One point to note about this one is that at no point are the characters anywhere near the ocean. There is a lake and a swimming pool, but apparently, the ghost shark doesn't even need a small body of water because it can just float around over land.
If you watch this one, you can look forward to lots of Sam Raimi-style camera work and the hilarious use of a "mystic shield", and ponder the mystery of what happened to Car Wash Girl when she goes missing for a third of the movie.
4. Ghost Shark (2013)
Ghost Shark by the Syfy channel. Fair use.
After a shark is brutally killed by a fisherman for eating his prize catch, it is resurrected in a magical underwater cave and returns to seek revenge on the fisherman and all other humans.

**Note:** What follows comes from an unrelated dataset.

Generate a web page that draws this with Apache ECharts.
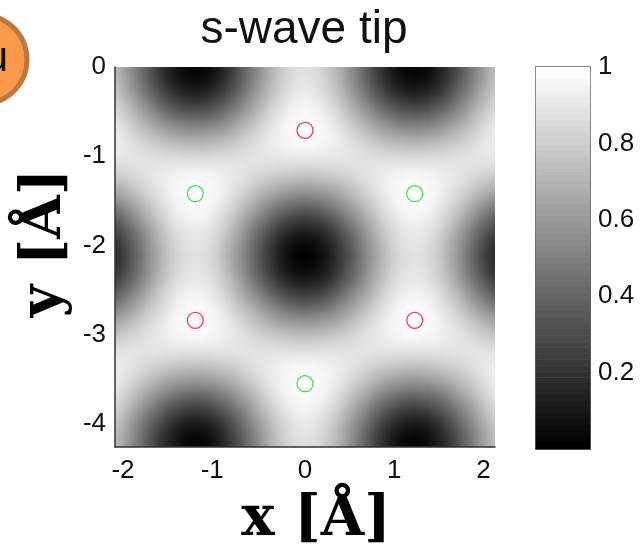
<!DOCTYPE html>
<html><head><meta charset="utf-8">
<style>html,body{margin:0;padding:0;background:#fff}#c{width:644px;height:555px}</style>
<script src="https://cdn.jsdelivr.net/npm/echarts@6/dist/echarts.min.js"></script>
</head><body><div id="c"></div>
<script>
const titleText = 's-wave tip';
const xTicks = [-2,-1,0,1,2];
const yTicks = [0,-1,-2,-3,-4];
const barTicks = [0.2,0.4,0.6,0.8,1];
const redRings = [[0,-0.71],[-1.23,-2.84],[1.23,-2.84]];
const greenRings = [[-1.23,-1.42],[1.23,-1.42],[0,-3.55]];
const brightnessRows = [
[79,68,54,39,25,13,5,1,2,8,19,32,47,61,74,83,88,88,83,74,61,47,32,19,8,2,1,5,13,25,39,54,68,79],
[79,68,54,39,25,13,5,1,2,8,19,32,47,61,74,83,88,88,83,74,61,47,32,19,8,2,1,5,13,25,39,54,68,79],
[81,71,57,43,29,17,9,6,7,13,23,36,50,64,76,85,90,90,85,76,64,50,36,23,13,7,6,9,17,29,43,57,71,81],
[85,75,63,49,37,26,19,15,16,22,31,43,56,69,80,88,93,93,88,80,69,56,43,31,22,16,15,19,26,37,49,63,75,85],
[89,80,70,58,47,37,31,28,29,34,42,52,64,75,85,92,96,96,92,85,75,64,52,42,34,29,28,31,37,47,58,70,80,89],
[93,86,77,67,58,50,45,43,43,47,54,63,72,81,90,96,99,99,96,90,81,72,63,54,47,43,43,45,50,58,67,77,86,93],
[95,90,83,76,70,64,60,58,59,62,66,73,80,87,93,97,100,100,97,93,87,80,73,66,62,59,58,60,64,70,76,83,90,95],
[95,92,88,83,79,76,73,72,72,74,77,81,86,90,94,96,98,98,96,94,90,86,81,77,74,72,72,73,76,79,83,88,92,95],
[92,91,90,88,87,85,85,84,84,85,86,87,89,90,91,92,93,93,92,91,90,89,87,86,85,84,84,85,85,87,88,90,91,92],
[85,86,88,89,90,92,92,93,93,92,91,90,88,87,86,85,84,84,85,86,87,88,90,91,92,93,93,92,92,90,89,88,86,85],
[75,78,82,87,91,94,97,98,98,96,93,89,85,80,77,74,73,73,74,77,80,85,89,93,96,98,98,97,94,91,87,82,78,75],
[63,68,75,82,88,94,98,100,99,96,92,85,78,71,65,61,59,59,61,65,71,78,85,92,96,99,100,98,94,88,82,75,68,63],
[49,56,65,75,84,91,97,99,98,95,88,79,70,61,53,47,43,43,47,53,61,70,79,88,95,98,99,97,91,84,75,65,56,49],
[35,44,55,67,78,87,94,97,96,91,83,72,61,50,40,32,28,28,32,40,50,61,72,83,91,96,97,94,87,78,67,55,44,35],
[24,34,46,59,72,83,90,93,92,87,78,66,53,40,29,20,16,16,20,29,40,53,66,78,87,92,93,90,83,72,59,46,34,24],
[15,26,39,53,67,79,87,91,90,84,74,61,46,32,20,11,6,6,11,20,32,46,61,74,84,90,91,87,79,67,53,39,26,15],
[10,22,35,50,65,77,85,89,88,82,71,58,43,29,16,6,1,1,6,16,29,43,58,71,82,88,89,85,77,65,50,35,22,10],
[10,22,35,50,65,77,85,89,88,82,71,58,43,29,16,6,1,1,6,16,29,43,58,71,82,88,89,85,77,65,50,35,22,10],
[15,26,39,53,67,79,87,91,90,84,74,61,46,32,20,11,6,6,11,20,32,46,61,74,84,90,91,87,79,67,53,39,26,15],
[24,34,46,59,72,83,90,93,92,87,78,66,53,40,29,20,16,16,20,29,40,53,66,78,87,92,93,90,83,72,59,46,34,24],
[35,44,55,67,78,87,94,97,96,91,83,72,61,50,40,32,28,28,32,40,50,61,72,83,91,96,97,94,87,78,67,55,44,35],
[49,56,65,75,84,91,97,99,98,95,88,79,70,61,53,47,43,43,47,53,61,70,79,88,95,98,99,97,91,84,75,65,56,49],
[63,68,75,82,88,94,98,100,99,96,92,85,78,71,65,61,59,59,61,65,71,78,85,92,96,99,100,98,94,88,82,75,68,63],
[75,78,82,87,91,94,97,98,98,96,93,89,85,80,77,74,73,73,74,77,80,85,89,93,96,98,98,97,94,91,87,82,78,75],
[85,86,88,89,90,92,92,93,93,92,91,90,88,87,86,85,84,84,85,86,87,88,90,91,92,93,93,92,92,90,89,88,86,85],
[92,91,90,88,87,85,85,84,84,85,86,87,89,90,91,92,93,93,92,91,90,89,87,86,85,84,84,85,85,87,88,90,91,92],
[95,92,88,83,79,76,73,72,72,74,77,81,86,90,94,96,98,98,96,94,90,86,81,77,74,72,72,73,76,79,83,88,92,95],
[95,90,83,76,70,64,60,58,59,62,66,73,80,87,93,97,100,100,97,93,87,80,73,66,62,59,58,60,64,70,76,83,90,95],
[93,86,77,67,58,50,45,43,43,47,54,63,72,81,90,96,99,99,96,90,81,72,63,54,47,43,43,45,50,58,67,77,86,93],
[89,80,70,58,47,37,31,28,29,34,42,52,64,75,85,92,96,96,92,85,75,64,52,42,34,29,28,31,37,47,58,70,80,89],
[85,75,63,49,37,26,19,15,16,22,31,43,56,69,80,88,93,93,88,80,69,56,43,31,22,16,15,19,26,37,49,63,75,85],
[81,71,57,43,29,17,9,6,7,13,23,36,50,64,76,85,90,90,85,76,64,50,36,23,13,7,6,9,17,29,43,57,71,81],
[79,68,54,39,25,13,5,1,2,8,19,32,47,61,74,83,88,88,83,74,61,47,32,19,8,2,1,5,13,25,39,54,68,79],
[79,68,54,39,25,13,5,1,2,8,19,32,47,61,74,83,88,88,83,74,61,47,32,19,8,2,1,5,13,25,39,54,68,79]
];
const barLevels = [100,98.4,96.8,95.2,93.7,92.1,90.5,88.9,87.3,85.7,84.1,82.5,81,79.4,77.8,76.2,74.6,73,71.4,69.8,68.3,66.7,65.1,63.5,61.9,60.3,58.7,57.1,55.6,54,52.4,50.8,49.2,47.6,46,44.4,42.9,41.3,39.7,38.1,36.5,34.9,33.3,31.7,30.2,28.6,27,25.4,23.8,22.2,20.6,19,17.5,15.9,14.3,12.7,11.1,9.5,7.9,6.3,4.8,3.2,1.6,0];

const cols = brightnessRows[0].map((_, i) => String(i));
const rowsCat = brightnessRows.map((_, i) => String(i));
const cells = [];
brightnessRows.forEach((r, y) => r.forEach((v, x) => cells.push([x, y, v])));
const barCells = barLevels.map((v, y) => [0, y, v]);

const tickFont = {color:'#111', fontFamily:'"Liberation Sans"', fontSize:26};
const frame = {show:true, onZero:false, lineStyle:{color:'#333', width:1.5}};
const axisNameFont = 'bold 56px "DejaVu Serif"';

const chart = echarts.init(document.getElementById('c'), null, {renderer:'canvas'});
chart.setOption({
  animation:false,
  backgroundColor:'transparent',
  title:{text:titleText, left:299, top:2, textAlign:'center',
    textStyle:{fontFamily:'"Liberation Sans"', fontWeight:'normal', fontSize:46, color:'#111'}},
  grid:[
    {left:115, top:67, width:380, height:380},
    {left:536, top:67, width:54, height:382},
    {left:103.125, top:55.125, width:403.75, height:403.75}
  ],
  visualMap:{show:false, min:0, max:100, seriesIndex:[0,1], inRange:{color:['#000000','#ffffff']}},
  xAxis:[
    {type:'category', gridIndex:2, data:cols, show:false},
    {type:'value', gridIndex:0, position:'bottom', min:-2.13, max:2.13,
      axisLine:frame, axisTick:{show:false}, splitLine:{show:false},
      axisLabel:{...tickFont, margin:11, customValues:xTicks, showMinLabel:true, showMaxLabel:true,
        formatter:v => v < 0 ? v + '\u00a0' : String(v)}},
    {type:'category', gridIndex:1, data:['a'], show:false},
    {type:'value', gridIndex:1, position:'bottom', min:0, max:1, axisLine:frame,
      axisTick:{show:false}, axisLabel:{show:false}, splitLine:{show:false}},
    {type:'value', gridIndex:1, position:'top', min:0, max:1, axisLine:frame,
      axisTick:{show:false}, axisLabel:{show:false}, splitLine:{show:false}}
  ],
  yAxis:[
    {type:'category', gridIndex:2, data:rowsCat, inverse:true, show:false},
    {type:'value', gridIndex:0, position:'left', min:-4.26, max:0,
      axisLine:frame, axisTick:{show:false}, splitLine:{show:false},
      axisLabel:{...tickFont, margin:9, customValues:yTicks, showMinLabel:true, showMaxLabel:true}},
    {type:'category', gridIndex:1, data:barLevels.map(String), inverse:true, show:false},
    {type:'value', gridIndex:1, position:'right', min:0, max:1, axisLine:frame,
      axisTick:{show:true, inside:true, length:4, lineStyle:{color:'#222'}, customValues:barTicks},
      splitLine:{show:false},
      axisLabel:{...tickFont, margin:8, customValues:barTicks, showMaxLabel:true}},
    {type:'value', gridIndex:1, position:'left', min:0, max:1, axisLine:frame,
      axisTick:{show:true, inside:true, length:4, lineStyle:{color:'#222'}, customValues:barTicks},
      splitLine:{show:false}, axisLabel:{show:false}}
  ],
  series:[
    {type:'heatmap', xAxisIndex:0, yAxisIndex:0, data:cells, silent:true, progressive:0, zlevel:-1, itemStyle:{borderWidth:0}},
    {type:'heatmap', xAxisIndex:2, yAxisIndex:2, data:barCells, silent:true, progressive:0},
    {type:'scatter', xAxisIndex:1, yAxisIndex:1, data:redRings, symbol:'circle', symbolSize:16, silent:true, z:5,
      itemStyle:{color:'rgba(0,0,0,0)', borderColor:'#ff3344', borderWidth:1.2, opacity:1}},
    {type:'scatter', xAxisIndex:1, yAxisIndex:1, data:greenRings, symbol:'circle', symbolSize:16, silent:true, z:5,
      itemStyle:{color:'rgba(0,0,0,0)', borderColor:'#33e044', borderWidth:1.2, opacity:1}}
  ],
  graphic:[
    {type:'circle', shape:{cx:-17.5, cy:59.5, r:44.5}, style:{fill:'#fb9a4a', stroke:'#c07838', lineWidth:5}, silent:true},
    {type:'text', x:8, y:80, style:{text:'u', font:'42px "Liberation Sans"', fill:'#111', textAlign:'right', textVerticalAlign:'bottom'}, silent:true},
    {type:'text', x:316, y:520, style:{text:'x [Å]', font:axisNameFont, fill:'#000', textAlign:'center', textVerticalAlign:'middle'}, silent:true},
    {type:'text', x:45, y:243, rotation:Math.PI/2, style:{text:'y [Å]', font:axisNameFont, fill:'#000', textAlign:'center', textVerticalAlign:'middle'}, silent:true}
  ]
});
// The reference is shaded smoothly: soften the cell edges of the heatmap layer only, cropped to the plot box.
const heatLayer = chart.getZr().painter.getLayer(-1).dom;
heatLayer.style.filter = 'blur(6px)';
heatLayer.style.clipPath = 'inset(67px 149px 108px 115px)';
</script></body></html>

Ghost Shark, directed by Griff Furst, was made for the SyFy television network. It stars MacKenzie Rosman (from 7th Heaven) as Ava, a teenager who teams up with her friends to try and get rid of the undead shark.
While it has a similar premise to Ouija Shark, it clearly had a bigger budget (although so did my last camping holiday), and the effects are a little better. Don't get me wrong, it's still bad, but hilariously so. I especially enjoyed the car wash scene. Also, it is my head cannon that this is a prequel to Shark Week, and that Finch, the drunken shark-obsessed guy grieving his dead wife, later reinvents himself as Tiburon.
Swim (2021)
Movie poster. Fair use.
A family's holiday turns into a nightmare when they are trapped in their flooded seaside rental home with an angry shark.
Swim is a Tubi original directed by Jared Cohn. It stars Jennifer Field (from General Hospital and Station 19) as Lacey, the mother trying to keep her family safe. Joey Lawrence (from Blossom and Melissa and Joey) plays the dad of the family, who spends the majority of the movie driving, far away from the action.
This one had the bones of a good movie, if it had been given a bit of rewriting and better effects. I'll give it some points for originality because the premise is at least different from most of the shark movies I've seen. Also, they do foreshadowing properly and have at least one character you can care about a bit. Unfortunately, the dialogue is mostly dull and the second half drags on a bit too long.
I hope you enjoy watching some terrible shark movies as much as I did. If so you are in luck because there are plenty more where these came from.